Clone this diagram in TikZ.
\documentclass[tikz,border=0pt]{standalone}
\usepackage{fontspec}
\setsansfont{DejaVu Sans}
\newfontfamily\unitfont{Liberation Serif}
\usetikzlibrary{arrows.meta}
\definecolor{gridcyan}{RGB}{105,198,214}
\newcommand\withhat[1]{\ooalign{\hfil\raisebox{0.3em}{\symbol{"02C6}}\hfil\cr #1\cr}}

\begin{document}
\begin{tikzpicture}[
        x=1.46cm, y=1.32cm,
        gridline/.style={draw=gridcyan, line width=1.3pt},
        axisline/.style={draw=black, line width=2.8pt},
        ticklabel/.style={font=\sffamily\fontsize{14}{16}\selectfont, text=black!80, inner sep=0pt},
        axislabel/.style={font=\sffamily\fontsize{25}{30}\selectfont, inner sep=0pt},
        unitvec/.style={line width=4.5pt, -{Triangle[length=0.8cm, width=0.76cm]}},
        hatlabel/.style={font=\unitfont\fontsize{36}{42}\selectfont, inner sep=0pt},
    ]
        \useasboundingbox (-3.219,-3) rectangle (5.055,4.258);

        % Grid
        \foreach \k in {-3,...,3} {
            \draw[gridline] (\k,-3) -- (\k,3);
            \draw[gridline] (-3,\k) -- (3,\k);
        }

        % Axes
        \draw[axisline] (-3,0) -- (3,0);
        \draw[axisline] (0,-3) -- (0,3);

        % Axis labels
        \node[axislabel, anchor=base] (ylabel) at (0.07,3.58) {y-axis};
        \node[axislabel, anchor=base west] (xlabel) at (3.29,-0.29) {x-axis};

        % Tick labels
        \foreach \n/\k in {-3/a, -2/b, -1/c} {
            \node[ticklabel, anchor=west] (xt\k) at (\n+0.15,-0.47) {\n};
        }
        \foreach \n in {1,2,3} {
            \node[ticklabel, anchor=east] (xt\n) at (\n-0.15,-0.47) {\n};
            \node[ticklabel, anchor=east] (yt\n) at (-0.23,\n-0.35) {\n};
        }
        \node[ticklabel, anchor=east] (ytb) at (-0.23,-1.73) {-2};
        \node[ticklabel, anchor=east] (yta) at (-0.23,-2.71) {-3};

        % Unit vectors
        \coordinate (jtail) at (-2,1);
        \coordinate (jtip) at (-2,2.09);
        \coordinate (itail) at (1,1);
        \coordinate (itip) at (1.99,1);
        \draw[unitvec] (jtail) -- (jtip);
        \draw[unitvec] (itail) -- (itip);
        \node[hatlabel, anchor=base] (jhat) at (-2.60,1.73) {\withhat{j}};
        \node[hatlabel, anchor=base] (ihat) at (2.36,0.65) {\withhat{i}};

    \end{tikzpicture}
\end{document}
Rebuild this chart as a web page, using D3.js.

---

Extract exactly the leading lines of the data, stopping at and including the line with "anchor=east] (yta) at".

Clone this diagram in TikZ.
\documentclass[tikz,border=0pt]{standalone}
\usepackage{fontspec}
\setsansfont{DejaVu Sans}
\newfontfamily\unitfont{Liberation Serif}
\usetikzlibrary{arrows.meta}
\definecolor{gridcyan}{RGB}{105,198,214}
\newcommand\withhat[1]{\ooalign{\hfil\raisebox{0.3em}{\symbol{"02C6}}\hfil\cr #1\cr}}

\begin{document}
\begin{tikzpicture}[
        x=1.46cm, y=1.32cm,
        gridline/.style={draw=gridcyan, line width=1.3pt},
        axisline/.style={draw=black, line width=2.8pt},
        ticklabel/.style={font=\sffamily\fontsize{14}{16}\selectfont, text=black!80, inner sep=0pt},
        axislabel/.style={font=\sffamily\fontsize{25}{30}\selectfont, inner sep=0pt},
        unitvec/.style={line width=4.5pt, -{Triangle[length=0.8cm, width=0.76cm]}},
        hatlabel/.style={font=\unitfont\fontsize{36}{42}\selectfont, inner sep=0pt},
    ]
        \useasboundingbox (-3.219,-3) rectangle (5.055,4.258);

        % Grid
        \foreach \k in {-3,...,3} {
            \draw[gridline] (\k,-3) -- (\k,3);
            \draw[gridline] (-3,\k) -- (3,\k);
        }

        % Axes
        \draw[axisline] (-3,0) -- (3,0);
        \draw[axisline] (0,-3) -- (0,3);

        % Axis labels
        \node[axislabel, anchor=base] (ylabel) at (0.07,3.58) {y-axis};
        \node[axislabel, anchor=base west] (xlabel) at (3.29,-0.29) {x-axis};

        % Tick labels
        \foreach \n/\k in {-3/a, -2/b, -1/c} {
            \node[ticklabel, anchor=west] (xt\k) at (\n+0.15,-0.47) {\n};
        }
        \foreach \n in {1,2,3} {
            \node[ticklabel, anchor=east] (xt\n) at (\n-0.15,-0.47) {\n};
            \node[ticklabel, anchor=east] (yt\n) at (-0.23,\n-0.35) {\n};
        }
        \node[ticklabel, anchor=east] (ytb) at (-0.23,-1.73) {-2};
        \node[ticklabel, anchor=east] (yta) at (-0.23,-2.71) {-3};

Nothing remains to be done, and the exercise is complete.